I mentioned in my previous posts that I think the best way to do any set of exercises is to do them immediately before a run. While this is important in strength exercises, it’s even more important with plyometric exercises– particularly running.
What Else I Added
One other addition that I’ve been incorporating into the routine is to work on my hip flexors with a resistance band. As I discussed in my last update on the 30-Day Challenge, this exercise is great as an upright marching movement. Now unlike the picture shown at the right, I try to keep the lifting foot moving alongside the straight (weight-supporting) leg. This can be a little tricky because the band may tend to slip off your raised foot unless you’ve got great range of motion in your ankle. This seems to a great exercise to do right before the rapid-fire plyometric knee lift because you can really reinforce the movement patterns and get the proper muscles firing. To prevent all that hip flexor activity from tightening up my already overly tight hip flexors, I also want to do the good set of stretches afterwards.
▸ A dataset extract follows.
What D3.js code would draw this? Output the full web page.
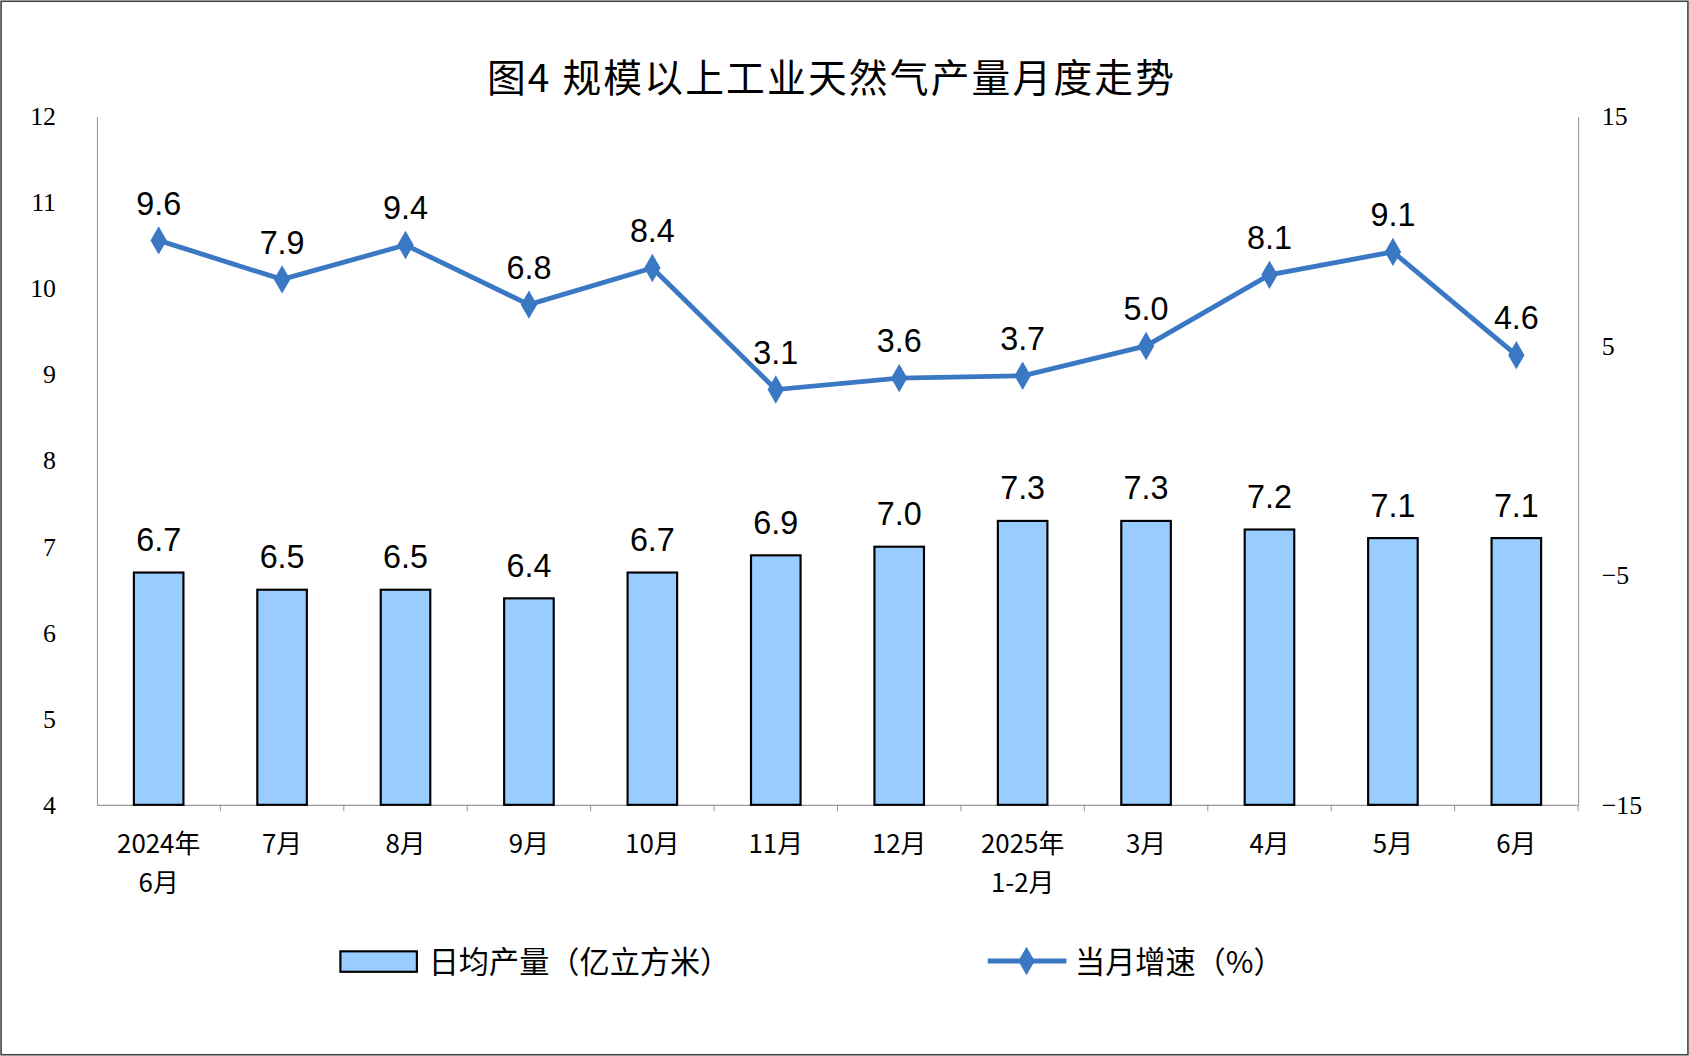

So here’s my modified version of the Phase 5 routine:
- Marching Hip Flexor Exercise with Resistance Band. See above together with my week four post. This exercise is done at a slow marching tempo so you can really focus on (1) good ab and glute engagement to give yourself a nice posterior pelvic tilt, (2) keeping the lifting foot moving alongside the supporting leg, and (3) keeping the straight leg fully extended an straight at the knee. As you do this, your glutes and hip flexors should light up like a Christmas tree.
- Plyometric Knee Lift. One hundred times, as prescribed by phase 5 of the program.
- Hip Flexor Stretch. This stretch is from Phase 1 of the 30-day challenge. It’s mostly a stretch, but also gets the hip flexors and glutes working together in a slightly different way that’s also critical to running.
- Elbows Back Running Cue, etc. Focus on the other cues, as prescribed by phase 5 of the program.